These twelve characteristics of American Tonalism rarely if ever operated in isolation from one another, rather the opposite: in most cases, several or even all the characteristics can be seen to function seamlessly in a single work, whereby the emotional emphasis of the painting is tempered by the artistic choices among and balance between these various technical/stylistic options. What’s more, there is clearly overlap and blurring of affinities, just as in any work of art employing a range of colors that blend and bleed one into the other. Nevertheless, it is useful to try and tease out these various technical and stylistic strains because it adds to our understanding of how artistic choices shaped the Tonalist aesthetic and, most especially, the progressive nature of Tonalism and the deep cultural roots out of which the movement developed. Lastly, by systematically enumerating these characteristics, the synergy between them is grasped more concretely, a synergy that is further galvanized by the qualitative and cumulative technical choices made by individual artists, each with their unique strengths and proclivities. I might further suggest that a familiarity with these progressive characteristics, almost all without exception fundamental to the origins of modernism, will go a long way to educating young people about the historical blood lines of contemporary art, especially contemporary Tonalism, and so better connect them into the deeper heritage of art history. Such an exploration will held develop an appreciation and understanding and—dare I say it, a level of connoisseurship sorely lacking among many of today’s collectors who have become overly dependent on digital images of artwork—quickly summoned and just as quickly dismissed—rather than long sessions of sweet, silent thought given over to contemplating actual artworks, and so fathoming their infinite complexity and the hard-won skills and singular visions of their creators.
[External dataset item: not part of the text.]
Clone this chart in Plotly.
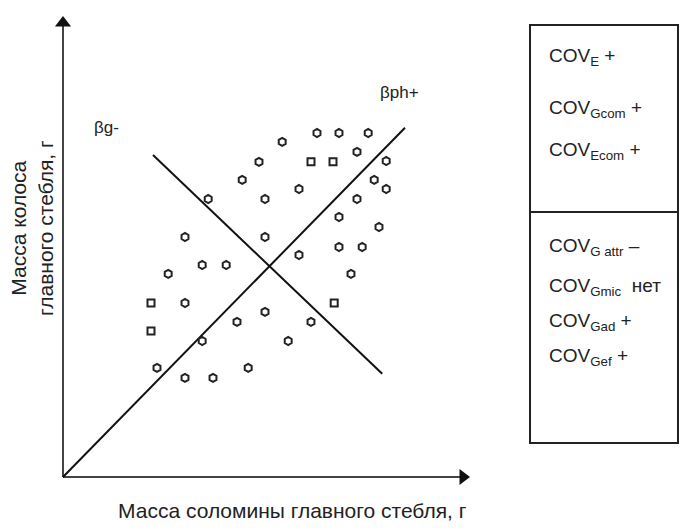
import plotly.graph_objects as go

# Data (arbitrary units)
circ_x = [6.35, 6.90, 7.63, 5.48, 4.90, 7.35, 8.08, 4.48, 5.90, 7.78, 8.08, 3.63, 5.05, 7.35,
          6.90, 7.90, 3.05, 5.05, 6.90, 7.48, 5.90, 3.48, 4.08, 2.63, 7.20, 3.05, 5.05, 4.35,
          6.20, 3.48, 5.63, 2.35, 4.63, 3.05, 3.75]
circ_y = [8.60, 8.60, 8.60, 8.38, 7.88, 8.13, 7.90, 7.43, 7.20, 7.43, 7.20, 6.95, 6.95, 6.95,
          6.50, 6.25, 6.00, 6.00, 5.75, 5.75, 5.55, 5.30, 5.30, 5.08, 5.08, 4.35, 4.13, 3.88,
          3.88, 3.40, 3.40, 2.73, 2.73, 2.48, 2.48]
sq_x = [6.20, 6.75, 2.20, 6.78, 2.20]
sq_y = [7.88, 7.88, 4.35, 4.35, 3.65]

line_ph_x = [0.0, 8.55]
line_ph_y = [0.0, 8.73]
line_g_x = [2.25, 7.98]
line_g_y = [8.05, 2.58]

axis_x_end = 10.0
axis_y_end = 11.35

box_top_lines = ["COV<sub>E</sub> +", "COV<sub>Gcom</sub> +", "COV<sub>Ecom</sub> +"]
box_bot_lines = ["COV<sub>G attr</sub> –", "COV<sub>Gmic</sub>  нет", "COV<sub>Gad</sub> +", "COV<sub>Gef</sub> +"]

W, H = 680, 531
NARROW = "Liberation Sans Narrow, Arial Narrow, Liberation Sans, Arial"
REG = "Liberation Sans, Arial"

fig = go.Figure()
# axes with arrowheads
fig.add_trace(go.Scatter(x=[0, 0, None, 0, axis_x_end], y=[0, axis_y_end, None, 0, 0], mode="lines",
                         line=dict(color="#444444", width=2), showlegend=False, hoverinfo="skip"))
fig.add_trace(go.Scatter(x=[0], y=[axis_y_end], mode="markers",
                         marker=dict(symbol="triangle-up", size=14, color="#111111"),
                         showlegend=False, hoverinfo="skip"))
fig.add_trace(go.Scatter(x=[axis_x_end], y=[0], mode="markers",
                         marker=dict(symbol="triangle-right", size=14, color="#111111"),
                         showlegend=False, hoverinfo="skip"))

fig.add_trace(go.Scatter(x=line_ph_x, y=line_ph_y, mode="lines",
                         line=dict(color="#111111", width=2), showlegend=False, hoverinfo="skip"))
fig.add_trace(go.Scatter(x=line_g_x, y=line_g_y, mode="lines",
                         line=dict(color="#111111", width=2), showlegend=False, hoverinfo="skip"))
fig.add_trace(go.Scatter(x=circ_x, y=circ_y, mode="markers",
                         marker=dict(symbol="hexagon-open", size=8, color="#222222",
                                     line=dict(width=2, color="#222222")),
                         showlegend=False))
fig.add_trace(go.Scatter(x=sq_x, y=sq_y, mode="markers",
                         marker=dict(symbol="square-open", size=7, color="#222222",
                                     line=dict(width=2, color="#222222")),
                         showlegend=False))


def px(xp):
    return xp / W


def py(yp):
    return 1 - yp / H


# labels
fig.add_annotation(x=px(106), y=py(128), xref="paper", yref="paper", text="βg-", showarrow=False,
                   font=dict(family=NARROW, size=17, color="#222"), xanchor="center", yanchor="middle")
fig.add_annotation(x=px(399), y=py(92), xref="paper", yref="paper", text="βph+", showarrow=False,
                   font=dict(family=NARROW, size=17, color="#222"), xanchor="center", yanchor="middle")
fig.add_annotation(x=px(292), y=py(510), xref="paper", yref="paper",
                   text="Масса соломины главного стебля, г", showarrow=False,
                   font=dict(family=NARROW, size=21, color="#222"), xanchor="center", yanchor="middle")
fig.add_annotation(x=px(32), y=py(228), xref="paper", yref="paper",
                   text="Масса колоса<br>главного стебля, г", showarrow=False, textangle=-90,
                   font=dict(family=REG, size=21, color="#222"), xanchor="center", yanchor="middle")

# box
fig.add_shape(type="rect", xref="paper", yref="paper", x0=px(530), x1=px(678), y0=py(443), y1=py(25),
              line=dict(color="#222", width=2))
fig.add_shape(type="line", xref="paper", yref="paper", x0=px(530), x1=px(678), y0=py(212), y1=py(212),
              line=dict(color="#222", width=2))

for t, yy in zip(box_top_lines, [57, 109, 151]):
    fig.add_annotation(x=px(547), y=py(yy), xref="paper", yref="paper", text=t, showarrow=False,
                       font=dict(family=NARROW, size=19, color="#222"), xanchor="left", yanchor="middle")
for t, yy in zip(box_bot_lines, [247, 287, 322, 357]):
    fig.add_annotation(x=px(547), y=py(yy), xref="paper", yref="paper", text=t, showarrow=False,
                       font=dict(family=NARROW, size=19, color="#222"), xanchor="left", yanchor="middle")

fig.update_xaxes(range=[-63 / 40, (W - 63) / 40], visible=False, fixedrange=True)
fig.update_yaxes(range=[(477 - H) / 40, 477 / 40], visible=False, fixedrange=True)
fig.update_layout(width=W, height=H, margin=dict(l=0, r=0, t=0, b=0),
                  paper_bgcolor="white", plot_bgcolor="white")

fig.write_html("out.html")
1) Use of subtle color tones comprised of various greens, purples, blues, and grays that are restful and easy on the eye:
The most obvious artistic strategy of the Tonalists, as the name implies, was the use of a subtle range of similar color tones on the scale between red and blue and yellow to produce a sensation that is quiet, cool, and conducive to reverie. These restricted earth and sky tones, with admixtures of grays and blacks, sometimes verging on monochrome, have the salutatory effect, like black and white photography, of highlighting or dramatizing the basic components of the composition, and so emphasizing the abstract and symbolic quality of natural forms. J. Francis Murphy’s Summertime, 1885, is a classic early example from this master Tonalist; the key elements of the landscape have been synthetically arranged to please the eye, while the prominent array of green tones in the meadow grass, wild flowers, and trees create a sense of bucolic repose. As a whole, the multitude of greens give the painting an ineffable sense of seasonal glory. A later work by Murphy, Summer, 1906, shows how a similar array of greens and ochers can be applied in broader swaths of energized pigment to create the same poetic effect, in which the variety and intensity of the color tones carry the emotional weight of the painting.
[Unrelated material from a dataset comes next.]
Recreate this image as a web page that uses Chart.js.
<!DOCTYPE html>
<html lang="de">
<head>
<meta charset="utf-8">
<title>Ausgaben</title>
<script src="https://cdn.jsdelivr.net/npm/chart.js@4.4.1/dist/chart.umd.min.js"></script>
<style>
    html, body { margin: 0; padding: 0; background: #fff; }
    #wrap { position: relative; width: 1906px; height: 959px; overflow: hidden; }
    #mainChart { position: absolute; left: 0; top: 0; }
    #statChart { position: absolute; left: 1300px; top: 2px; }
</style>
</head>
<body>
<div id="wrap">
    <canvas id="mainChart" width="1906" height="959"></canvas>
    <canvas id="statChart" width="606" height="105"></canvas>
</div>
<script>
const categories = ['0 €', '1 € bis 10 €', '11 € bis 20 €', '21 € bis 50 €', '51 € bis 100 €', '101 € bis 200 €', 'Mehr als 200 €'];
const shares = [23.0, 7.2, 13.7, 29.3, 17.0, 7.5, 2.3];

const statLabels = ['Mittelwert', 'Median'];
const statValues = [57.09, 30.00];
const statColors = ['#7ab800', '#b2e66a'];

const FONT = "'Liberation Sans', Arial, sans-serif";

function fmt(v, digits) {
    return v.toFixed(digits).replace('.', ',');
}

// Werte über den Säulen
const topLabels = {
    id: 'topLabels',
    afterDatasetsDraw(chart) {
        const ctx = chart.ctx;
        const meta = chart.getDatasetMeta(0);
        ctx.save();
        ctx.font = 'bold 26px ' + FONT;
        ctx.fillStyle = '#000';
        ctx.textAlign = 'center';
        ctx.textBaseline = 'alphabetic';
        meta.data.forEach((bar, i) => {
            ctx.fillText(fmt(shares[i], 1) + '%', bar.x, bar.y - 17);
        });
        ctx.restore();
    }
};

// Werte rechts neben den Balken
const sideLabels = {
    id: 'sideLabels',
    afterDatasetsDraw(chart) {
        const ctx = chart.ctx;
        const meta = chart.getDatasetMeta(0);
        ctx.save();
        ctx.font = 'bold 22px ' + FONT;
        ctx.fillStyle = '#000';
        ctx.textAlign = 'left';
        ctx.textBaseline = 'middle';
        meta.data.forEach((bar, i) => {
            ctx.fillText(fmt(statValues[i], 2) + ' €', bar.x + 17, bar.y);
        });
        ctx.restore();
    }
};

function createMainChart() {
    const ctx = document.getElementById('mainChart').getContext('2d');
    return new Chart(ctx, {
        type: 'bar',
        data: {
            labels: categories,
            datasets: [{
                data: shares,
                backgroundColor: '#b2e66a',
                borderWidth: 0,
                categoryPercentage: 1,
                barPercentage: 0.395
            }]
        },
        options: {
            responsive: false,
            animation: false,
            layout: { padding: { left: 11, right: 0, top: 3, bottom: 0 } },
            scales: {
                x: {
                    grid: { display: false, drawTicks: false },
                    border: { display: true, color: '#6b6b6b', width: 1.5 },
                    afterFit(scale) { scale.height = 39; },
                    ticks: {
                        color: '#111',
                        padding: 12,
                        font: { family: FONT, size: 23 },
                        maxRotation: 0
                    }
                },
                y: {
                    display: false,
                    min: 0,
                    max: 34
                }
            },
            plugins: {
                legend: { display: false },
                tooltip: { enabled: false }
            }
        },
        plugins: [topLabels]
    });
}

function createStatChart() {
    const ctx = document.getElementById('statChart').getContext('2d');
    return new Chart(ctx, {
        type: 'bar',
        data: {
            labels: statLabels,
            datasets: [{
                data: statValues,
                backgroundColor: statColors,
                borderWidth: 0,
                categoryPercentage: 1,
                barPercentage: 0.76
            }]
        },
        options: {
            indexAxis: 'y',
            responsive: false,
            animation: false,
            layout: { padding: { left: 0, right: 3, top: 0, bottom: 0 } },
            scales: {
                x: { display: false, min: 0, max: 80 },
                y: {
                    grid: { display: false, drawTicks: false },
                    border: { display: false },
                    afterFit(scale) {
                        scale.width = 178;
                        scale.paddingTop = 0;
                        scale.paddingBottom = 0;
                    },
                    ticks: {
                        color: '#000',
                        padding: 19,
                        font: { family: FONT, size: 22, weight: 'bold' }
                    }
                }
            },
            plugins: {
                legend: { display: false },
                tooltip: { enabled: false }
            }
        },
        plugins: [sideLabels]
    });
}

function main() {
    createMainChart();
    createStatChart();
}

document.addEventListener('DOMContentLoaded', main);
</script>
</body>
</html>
Similarly, Leonard Ochtman’s, Greenwich, 1896 is a lush study in the application of various green tonalities, particularly how those greens are applied in brush marks of different intensity and direction: delicate grids of spring hues broken only by the sweep of the dappled road, stone walls, and geometric forms of red-orange in the buildings. While a later work, Fall Meadow, c 1910 similarly takes delight in the vigorous patterning of horizontal and vertical brush strokes of a restricted range of umber brown tones, with the gray foreground tree anchoring the eye and relieving the surrounding hues of a surfeit of monotonous color: it is this predominance of rich autumnal tones that gives the painting its essential emotional impact.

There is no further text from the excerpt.